§ WHAT THE TASK ASKS:
Filter the listing and keep only the lines with the word "matplotlib".

§ WORKING DATA:

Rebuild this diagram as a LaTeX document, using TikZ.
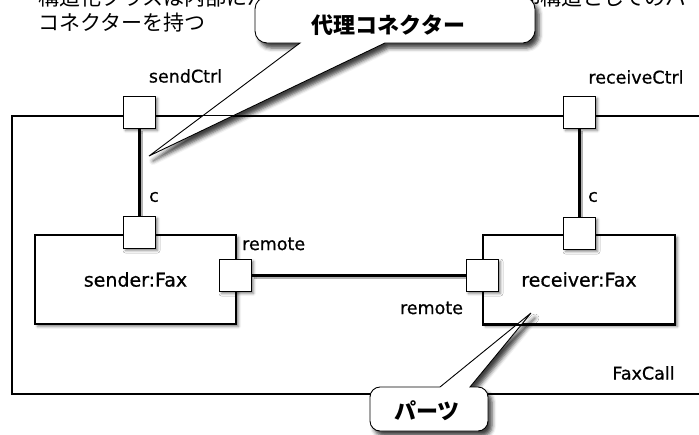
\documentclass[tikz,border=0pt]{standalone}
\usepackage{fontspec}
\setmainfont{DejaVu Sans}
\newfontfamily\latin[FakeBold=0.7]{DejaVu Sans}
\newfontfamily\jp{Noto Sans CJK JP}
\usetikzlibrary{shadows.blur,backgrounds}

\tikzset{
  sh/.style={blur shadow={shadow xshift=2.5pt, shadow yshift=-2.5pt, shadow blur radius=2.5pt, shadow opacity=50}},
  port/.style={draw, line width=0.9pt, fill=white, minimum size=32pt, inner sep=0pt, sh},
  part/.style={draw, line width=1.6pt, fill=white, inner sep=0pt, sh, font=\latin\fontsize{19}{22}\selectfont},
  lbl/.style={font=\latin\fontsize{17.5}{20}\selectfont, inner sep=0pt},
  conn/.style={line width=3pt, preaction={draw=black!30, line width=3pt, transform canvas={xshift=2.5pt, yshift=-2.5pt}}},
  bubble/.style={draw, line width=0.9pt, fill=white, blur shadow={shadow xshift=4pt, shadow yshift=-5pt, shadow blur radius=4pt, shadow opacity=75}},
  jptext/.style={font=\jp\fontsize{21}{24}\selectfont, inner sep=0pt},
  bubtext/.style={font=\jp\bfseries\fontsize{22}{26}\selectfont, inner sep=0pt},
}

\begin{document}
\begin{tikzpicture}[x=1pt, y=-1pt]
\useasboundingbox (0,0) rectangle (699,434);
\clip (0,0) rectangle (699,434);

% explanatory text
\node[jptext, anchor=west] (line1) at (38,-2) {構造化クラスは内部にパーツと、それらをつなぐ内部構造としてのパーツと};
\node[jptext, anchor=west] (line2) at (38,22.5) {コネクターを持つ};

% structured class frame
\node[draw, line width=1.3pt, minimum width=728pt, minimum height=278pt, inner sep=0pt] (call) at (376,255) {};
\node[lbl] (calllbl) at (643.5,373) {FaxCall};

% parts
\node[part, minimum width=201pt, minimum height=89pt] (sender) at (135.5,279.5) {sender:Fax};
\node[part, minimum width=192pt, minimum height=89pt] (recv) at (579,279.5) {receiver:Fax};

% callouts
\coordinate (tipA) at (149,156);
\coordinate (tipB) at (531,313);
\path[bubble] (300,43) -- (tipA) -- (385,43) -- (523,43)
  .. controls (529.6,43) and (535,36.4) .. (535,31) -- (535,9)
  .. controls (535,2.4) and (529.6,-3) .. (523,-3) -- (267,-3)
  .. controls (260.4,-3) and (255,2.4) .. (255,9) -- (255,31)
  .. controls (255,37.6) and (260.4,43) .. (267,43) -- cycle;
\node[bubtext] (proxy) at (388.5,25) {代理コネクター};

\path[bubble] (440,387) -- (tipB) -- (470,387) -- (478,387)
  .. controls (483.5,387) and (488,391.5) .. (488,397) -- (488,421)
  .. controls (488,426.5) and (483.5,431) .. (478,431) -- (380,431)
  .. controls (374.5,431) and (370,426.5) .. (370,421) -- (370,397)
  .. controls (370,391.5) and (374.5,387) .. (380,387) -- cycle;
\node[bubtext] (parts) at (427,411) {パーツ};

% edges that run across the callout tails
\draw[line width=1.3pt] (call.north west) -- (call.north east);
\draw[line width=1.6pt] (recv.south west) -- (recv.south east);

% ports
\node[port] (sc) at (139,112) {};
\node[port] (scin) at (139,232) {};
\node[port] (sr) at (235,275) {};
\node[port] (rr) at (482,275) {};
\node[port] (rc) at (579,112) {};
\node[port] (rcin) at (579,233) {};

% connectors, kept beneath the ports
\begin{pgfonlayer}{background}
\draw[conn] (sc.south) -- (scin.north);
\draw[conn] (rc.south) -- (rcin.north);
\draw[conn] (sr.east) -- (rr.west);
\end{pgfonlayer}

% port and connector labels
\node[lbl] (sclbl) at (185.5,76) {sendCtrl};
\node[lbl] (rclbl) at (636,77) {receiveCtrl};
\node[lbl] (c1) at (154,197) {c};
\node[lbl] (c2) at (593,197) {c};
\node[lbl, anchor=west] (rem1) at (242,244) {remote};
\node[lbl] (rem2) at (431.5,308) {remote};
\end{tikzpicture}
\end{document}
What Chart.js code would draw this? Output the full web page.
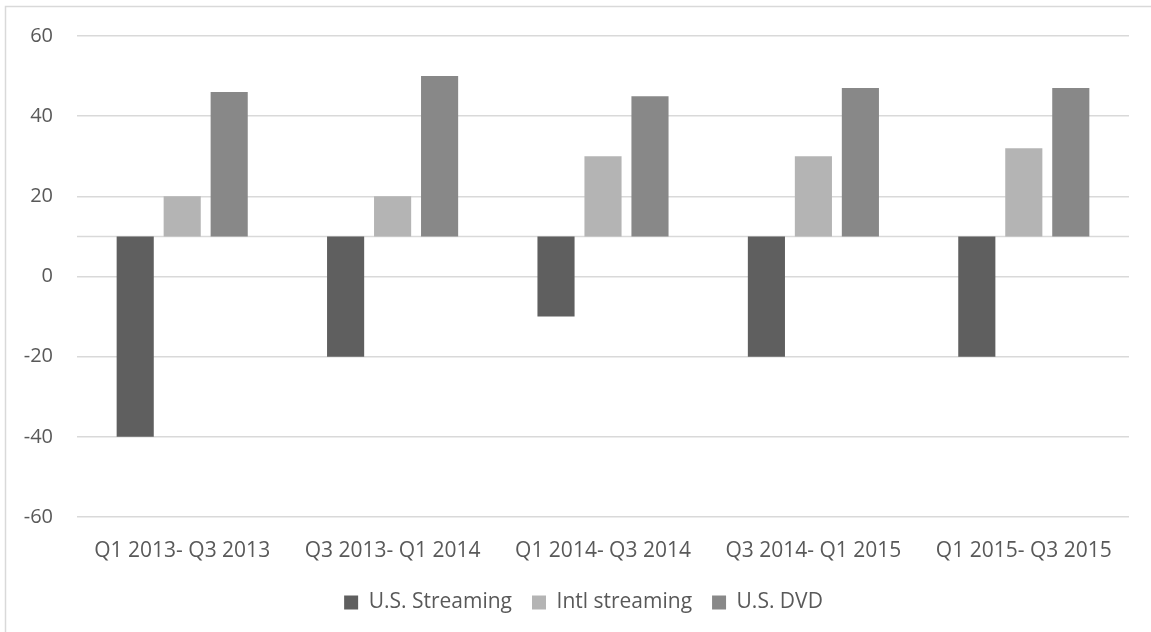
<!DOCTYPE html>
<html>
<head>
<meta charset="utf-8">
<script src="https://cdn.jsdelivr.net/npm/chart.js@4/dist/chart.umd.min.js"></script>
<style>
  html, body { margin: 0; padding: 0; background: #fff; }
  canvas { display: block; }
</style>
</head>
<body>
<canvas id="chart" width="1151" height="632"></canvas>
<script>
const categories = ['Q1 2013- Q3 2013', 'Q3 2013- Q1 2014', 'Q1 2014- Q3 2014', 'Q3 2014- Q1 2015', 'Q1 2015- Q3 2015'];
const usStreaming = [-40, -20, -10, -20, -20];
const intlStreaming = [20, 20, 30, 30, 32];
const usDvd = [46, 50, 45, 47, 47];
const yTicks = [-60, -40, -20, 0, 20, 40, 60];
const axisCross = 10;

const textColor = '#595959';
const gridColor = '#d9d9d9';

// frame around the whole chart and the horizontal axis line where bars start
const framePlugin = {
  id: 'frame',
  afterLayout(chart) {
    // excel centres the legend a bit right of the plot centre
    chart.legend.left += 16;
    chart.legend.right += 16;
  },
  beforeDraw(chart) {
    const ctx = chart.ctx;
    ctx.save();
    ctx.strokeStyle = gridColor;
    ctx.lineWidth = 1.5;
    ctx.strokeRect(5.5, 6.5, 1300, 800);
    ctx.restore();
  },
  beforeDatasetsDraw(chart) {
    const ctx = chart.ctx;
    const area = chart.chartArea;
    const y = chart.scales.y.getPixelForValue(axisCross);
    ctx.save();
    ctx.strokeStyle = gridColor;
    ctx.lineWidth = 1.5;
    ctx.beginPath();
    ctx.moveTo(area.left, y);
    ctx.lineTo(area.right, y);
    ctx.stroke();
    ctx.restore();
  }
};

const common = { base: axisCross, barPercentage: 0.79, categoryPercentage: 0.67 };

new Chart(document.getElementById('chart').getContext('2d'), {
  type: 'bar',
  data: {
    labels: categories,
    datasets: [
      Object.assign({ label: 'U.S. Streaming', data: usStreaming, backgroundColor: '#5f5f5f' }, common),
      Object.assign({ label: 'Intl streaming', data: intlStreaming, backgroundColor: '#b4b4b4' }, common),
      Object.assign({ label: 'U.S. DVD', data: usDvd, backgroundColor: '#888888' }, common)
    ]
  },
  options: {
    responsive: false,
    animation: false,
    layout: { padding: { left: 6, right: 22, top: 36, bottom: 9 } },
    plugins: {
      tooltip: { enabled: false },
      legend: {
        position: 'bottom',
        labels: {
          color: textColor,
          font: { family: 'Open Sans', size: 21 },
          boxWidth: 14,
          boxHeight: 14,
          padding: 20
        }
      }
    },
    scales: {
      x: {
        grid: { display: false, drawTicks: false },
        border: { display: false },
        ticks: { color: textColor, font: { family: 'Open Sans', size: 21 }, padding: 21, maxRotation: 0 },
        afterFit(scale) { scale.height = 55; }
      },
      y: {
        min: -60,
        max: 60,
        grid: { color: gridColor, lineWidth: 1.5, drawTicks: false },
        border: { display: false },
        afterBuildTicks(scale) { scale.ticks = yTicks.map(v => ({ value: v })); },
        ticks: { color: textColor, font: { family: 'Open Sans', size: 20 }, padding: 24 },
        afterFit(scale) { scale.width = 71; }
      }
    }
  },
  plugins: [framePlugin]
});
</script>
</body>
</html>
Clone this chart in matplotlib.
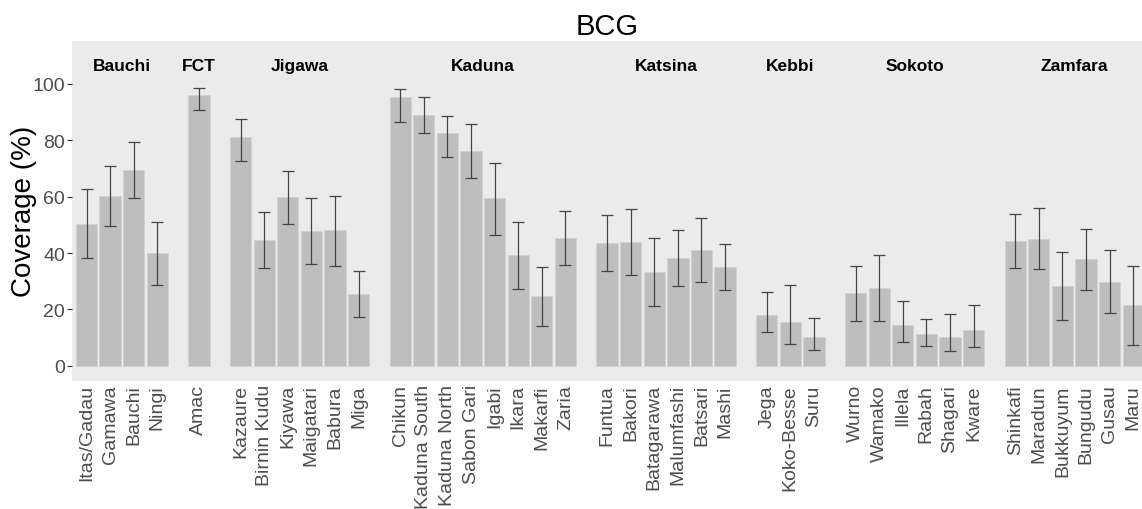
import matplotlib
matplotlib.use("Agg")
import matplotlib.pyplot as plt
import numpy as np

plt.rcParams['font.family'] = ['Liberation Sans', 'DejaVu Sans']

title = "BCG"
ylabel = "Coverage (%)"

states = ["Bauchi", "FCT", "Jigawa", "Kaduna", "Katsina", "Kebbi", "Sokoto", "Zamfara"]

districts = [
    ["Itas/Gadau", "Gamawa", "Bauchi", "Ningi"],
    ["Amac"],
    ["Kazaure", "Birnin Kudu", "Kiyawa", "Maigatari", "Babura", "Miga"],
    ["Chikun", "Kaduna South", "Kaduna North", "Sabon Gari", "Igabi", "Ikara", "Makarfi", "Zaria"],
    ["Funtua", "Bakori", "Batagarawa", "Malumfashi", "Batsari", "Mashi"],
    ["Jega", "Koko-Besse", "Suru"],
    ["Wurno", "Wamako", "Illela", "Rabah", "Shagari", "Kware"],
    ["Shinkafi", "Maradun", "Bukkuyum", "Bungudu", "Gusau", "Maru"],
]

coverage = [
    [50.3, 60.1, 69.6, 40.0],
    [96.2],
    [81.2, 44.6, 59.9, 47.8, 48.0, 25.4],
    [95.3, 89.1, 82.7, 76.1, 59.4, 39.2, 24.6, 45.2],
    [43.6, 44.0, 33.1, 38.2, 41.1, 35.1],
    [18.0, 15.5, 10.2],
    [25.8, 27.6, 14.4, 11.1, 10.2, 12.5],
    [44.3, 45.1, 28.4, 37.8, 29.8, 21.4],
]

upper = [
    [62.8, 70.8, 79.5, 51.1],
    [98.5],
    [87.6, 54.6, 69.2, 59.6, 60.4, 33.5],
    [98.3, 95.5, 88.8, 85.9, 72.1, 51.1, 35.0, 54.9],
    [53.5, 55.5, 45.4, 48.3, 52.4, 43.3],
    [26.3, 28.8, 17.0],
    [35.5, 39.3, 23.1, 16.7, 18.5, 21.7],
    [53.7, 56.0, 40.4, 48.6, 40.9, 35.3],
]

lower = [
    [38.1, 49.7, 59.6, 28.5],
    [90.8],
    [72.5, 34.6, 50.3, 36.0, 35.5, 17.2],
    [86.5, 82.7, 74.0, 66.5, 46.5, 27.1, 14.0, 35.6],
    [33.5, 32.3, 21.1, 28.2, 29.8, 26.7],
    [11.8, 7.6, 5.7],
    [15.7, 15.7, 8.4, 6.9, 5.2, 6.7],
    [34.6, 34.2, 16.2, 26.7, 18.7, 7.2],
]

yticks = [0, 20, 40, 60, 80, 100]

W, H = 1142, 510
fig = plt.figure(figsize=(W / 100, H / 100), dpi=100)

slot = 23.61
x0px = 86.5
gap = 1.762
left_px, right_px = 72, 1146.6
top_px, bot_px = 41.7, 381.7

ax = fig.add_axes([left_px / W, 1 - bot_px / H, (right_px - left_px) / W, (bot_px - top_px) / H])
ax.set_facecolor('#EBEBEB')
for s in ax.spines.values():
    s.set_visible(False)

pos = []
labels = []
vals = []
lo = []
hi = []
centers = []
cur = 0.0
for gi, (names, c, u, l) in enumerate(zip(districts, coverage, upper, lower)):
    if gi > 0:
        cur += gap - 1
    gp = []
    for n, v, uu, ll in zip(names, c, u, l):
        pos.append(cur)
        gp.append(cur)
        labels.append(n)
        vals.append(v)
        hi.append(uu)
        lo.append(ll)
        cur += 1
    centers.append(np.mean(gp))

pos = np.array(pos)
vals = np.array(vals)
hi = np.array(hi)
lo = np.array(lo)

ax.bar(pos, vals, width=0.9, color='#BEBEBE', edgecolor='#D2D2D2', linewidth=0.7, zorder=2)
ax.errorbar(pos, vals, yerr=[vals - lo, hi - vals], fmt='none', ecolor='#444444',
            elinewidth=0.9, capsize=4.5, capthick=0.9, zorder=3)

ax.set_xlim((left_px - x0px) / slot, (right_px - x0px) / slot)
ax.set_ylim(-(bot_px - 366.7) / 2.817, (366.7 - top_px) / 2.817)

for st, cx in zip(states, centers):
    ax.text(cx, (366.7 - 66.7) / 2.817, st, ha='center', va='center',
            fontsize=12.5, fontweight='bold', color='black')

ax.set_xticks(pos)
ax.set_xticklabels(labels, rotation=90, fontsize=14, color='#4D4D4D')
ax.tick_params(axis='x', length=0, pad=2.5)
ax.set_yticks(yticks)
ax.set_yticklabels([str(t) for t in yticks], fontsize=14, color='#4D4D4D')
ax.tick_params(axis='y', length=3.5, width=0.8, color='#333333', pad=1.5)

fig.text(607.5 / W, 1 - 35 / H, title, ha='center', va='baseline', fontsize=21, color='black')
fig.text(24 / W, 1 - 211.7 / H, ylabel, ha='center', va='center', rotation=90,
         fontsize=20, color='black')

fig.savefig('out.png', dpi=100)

§ SOLUTION TO THE PROBLEM:
Clone this chart in matplotlib.
import matplotlib
matplotlib.use("Agg")
import matplotlib.pyplot as plt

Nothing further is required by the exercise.